Dropping Bombs · Highest Paying Blue Collar Business Making Millionaires in 2026 · May 27, 2026
Jordan Claims 204-Pound Weight Loss Triggered $72 Million Revenue Breakthrough in Plumbing Business
Dropping Bombs
Dropping Bombs
Highest Paying Blue Collar Business Making Millionaires in 2026
"When I started losing all the weight, right? When I really was like, enough's enough, that's when I really had a breakthrough and we started just growing like crazy. So I was mediocrely successful, right? I had an okay business, but it wasn't anything massive. Not what it is today."

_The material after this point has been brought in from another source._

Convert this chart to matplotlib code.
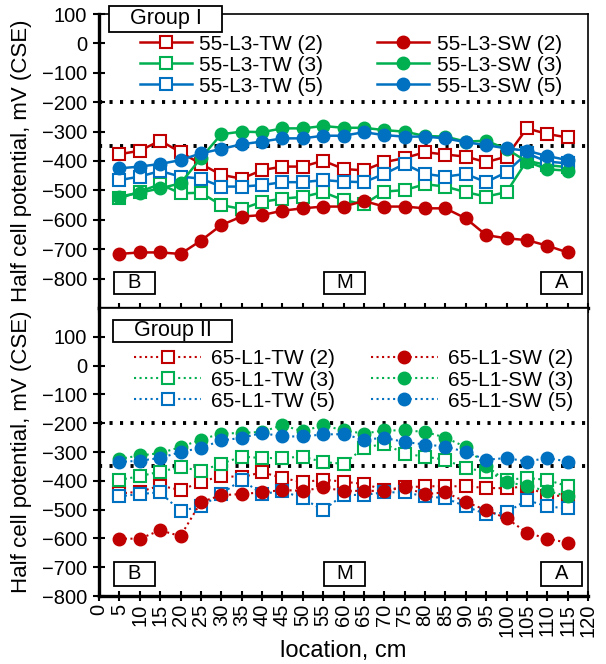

Ben Jordan, owner of Action Plumbing with $72 million in annual revenue, attributes his business explosion directly to losing 204 pounds. He claims the shift in mindset and daily disciplines from his weight loss transformed his plumbing business from mediocre to high eight figures across four states. Jordan swam daily, ate only 1,000 calories of protein and vegetables, and cut all soda for five years, which he says translated directly into business performance.

About this episode

In this episode of Dropping Bombs, host Bradley Roth interviews Ben Jordan, co-owner of Action Plumbing, a multi-state home services company generating $72 million annually. Jordan and his six brothers operate plumbing, HVAC, and electrical businesses across Colorado, Idaho, Arizona, and Utah. The central revelation of the conversation is Jordan's claim that his 204-pound weight loss directly triggered his business transformation from mediocre revenue to high eight figures. He attributes the breakthrough to a mindset shift catalyzed by daily swimming, strict 1,000-calorie dieting, and eliminating soda for five years. Jordan argues that his physical discipline translated into business discipline, enabling him to scale rapidly. He revealed that private equity firms pursuing his company routinely see 80 to 90 percent employee turnover post-acquisition, which has deterred him from exiting despite multiple offers. Jordan also exposed systemic failures in the home services industry, claiming 85 percent of companies lack formal sales training and rely on technicians who cannot close deals. He disclosed that lead costs have surged from $70 to as high as $600, forcing companies to own customers across multiple trades or fail. Jordan now coaches other home services businesses, emphasizing process over individual talent, and advocates for a faith-family-finance-fitness framework. The episode also covered his early career buying a one-man plumbing operation, his missionary background in Spain, and his mother's death from cancer when he was 13. Jordan plans to exit his operating businesses within 24 to 36 months and scale his training organization to become the largest in the trades.